The Policy Network outputs 309 action probabilities after we add the Kicker Network to DeepRocket, See figure 5. It is noteworthy that the maximum number of cards is 20, it restricts the longest length of category.


Figure 5: The output’s composition PRIMAL

4.3 The Kicker Network

In order to address this problem, we add an extra network for predicting the Kicker Card. The Policy Network predict the Main Group and Kicker Cards type, like solo or pair, then the Kicker Network predict the kicker cards. This make the Policy Network only output 309 probabilities rather than thousands. For example, “333444555666789J” and “333444555666789Q” are the same output in the Policy Network (outputs “333444555666” and solo kicker cards) while “789J” or “789Q” is predicted by the Kicker Network.

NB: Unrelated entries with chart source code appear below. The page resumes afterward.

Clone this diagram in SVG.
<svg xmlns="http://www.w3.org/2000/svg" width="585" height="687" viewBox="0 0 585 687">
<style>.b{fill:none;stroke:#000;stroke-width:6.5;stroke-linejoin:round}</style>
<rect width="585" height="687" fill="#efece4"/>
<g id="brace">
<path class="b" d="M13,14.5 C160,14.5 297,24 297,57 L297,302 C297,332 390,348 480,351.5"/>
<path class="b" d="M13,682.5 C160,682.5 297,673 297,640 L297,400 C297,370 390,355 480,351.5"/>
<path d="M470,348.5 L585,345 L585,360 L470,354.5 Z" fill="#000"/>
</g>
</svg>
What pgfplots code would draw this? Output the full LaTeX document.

The input to the Kicker Network, which include the remaining cards and the output of the Policy Network is a 15×9×3 3-dimensional binary tensor. Each dimension along X-axis represents the cards, is the same as the Policy Network. Figure 6 shows the details about Y-axis and Z-axis. The Kicker Network has 28 outputs, include 15 kinds of solo and 13 kinds of pair.


Figure 6: The kicker network’s input channel CHANNEL/PLANE

The Kicker Network consists of 5-layer CNN and 1 fully connection layer and outputs the probabilities of Kicker Cards. The Kicker Network outputs one type kicker each time. If the Policy Network predict “333444” and 2 solo Kicker Cards, the Kicker Network should be called twice.